Les portraits : Hector, Hélène, Thétis, Achille, Priam sont de toute beauté, celui de Priam venu fléchir Achille de lui rendre le corps de son fils est particulièrement émouvant. Il nous est aussi présenté ainsi :

Se tenant un peu en retrait, au point de jonction de l’ordre tragique et de l’ordre contemplatif, Priam apparaît comme le délégué du poète dans l’épopée, comme l’incarnation de la sagesse homérique.

Du dialogue d’Hélène avec Priam sur les remparts, il nous est suggéré : Sans doute est-ce là ce que Nietzsche voulait, épiait -ce dialogue de le Beauté et de la sagesse au-dessus de la vie, si près d’elle cependant.

Quant à la conclusion, elle a de particulièrement intéressant son "remonter plus haut" pour établir correspondances, résonances :

Le christianisme a opéré une prodigieuse synthèse entre la religion messianique et les philosophies mystiques de la Grèce au moment où l’écart entre le judaïsme et l’hellénisme était le plus considérable. Mais il faut remon­ter plus haut, jusqu’aux grands lyriques de Judée, jusqu’aux Tragiques et à Homère, pour découvrir le fondement commun de la pensée grecque et de la pensée juive. Il y a plus d’affi­nités réelles entre le pessimisme robuste d’un Hésiode et la stimulante amertume d’un Osée, entre la révolte de Théognis et les apos­trophes d’Habakuk, entre les lamentations de Job et les thrènes d’Eschyle, qu’entre Aristote et l’Evangile. [...]

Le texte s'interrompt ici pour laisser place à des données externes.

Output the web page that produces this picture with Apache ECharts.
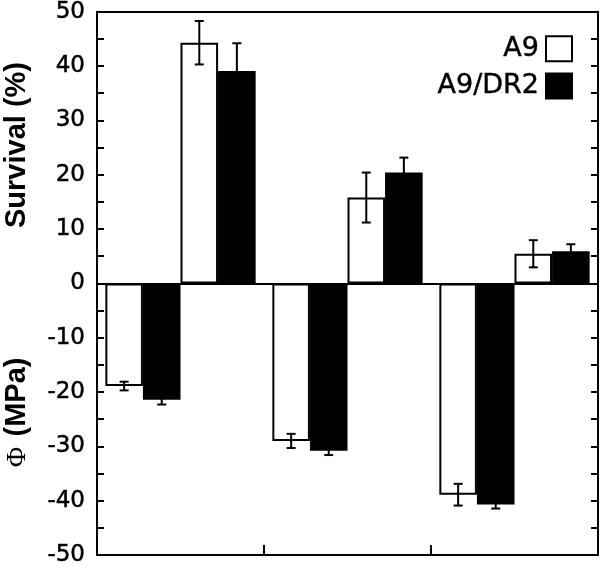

Rachel Bespaloff écrivait cela, en exil. Elle avait précisé à Gabriel Marcel : "Je me suis accrochée à Homère. C’était le vrai, le ton, l’accent même de la vérité. Je considère d’ailleurs la Bible et l’Iliade comme des livres véritablement inspirés - à prendre à la lettre. C’était aussi une purification, et, dans le noir, une lumière qui ne vacillait pas".

Pourtant, ces lueurs d’espérance ne suffirent pas, elle mit fin à ses jours en 1949, alors qu’elle avait entrepris une vaste étude sur la liberté et l’instant.

© Ronald Klapka _ 6 mai 2004

[1Jacques Derrida, Feu la cendre ; éditions des femmes, 1987.

[2On trouve la biographie de Rachel Bespaloff sur le site des éditions Claire Paulhan, qui a édité en 2003 Les lettres à Jean Wahl (1937-1947, sous-titré « Sur le fond le plus déchiqueté de l’histoire ».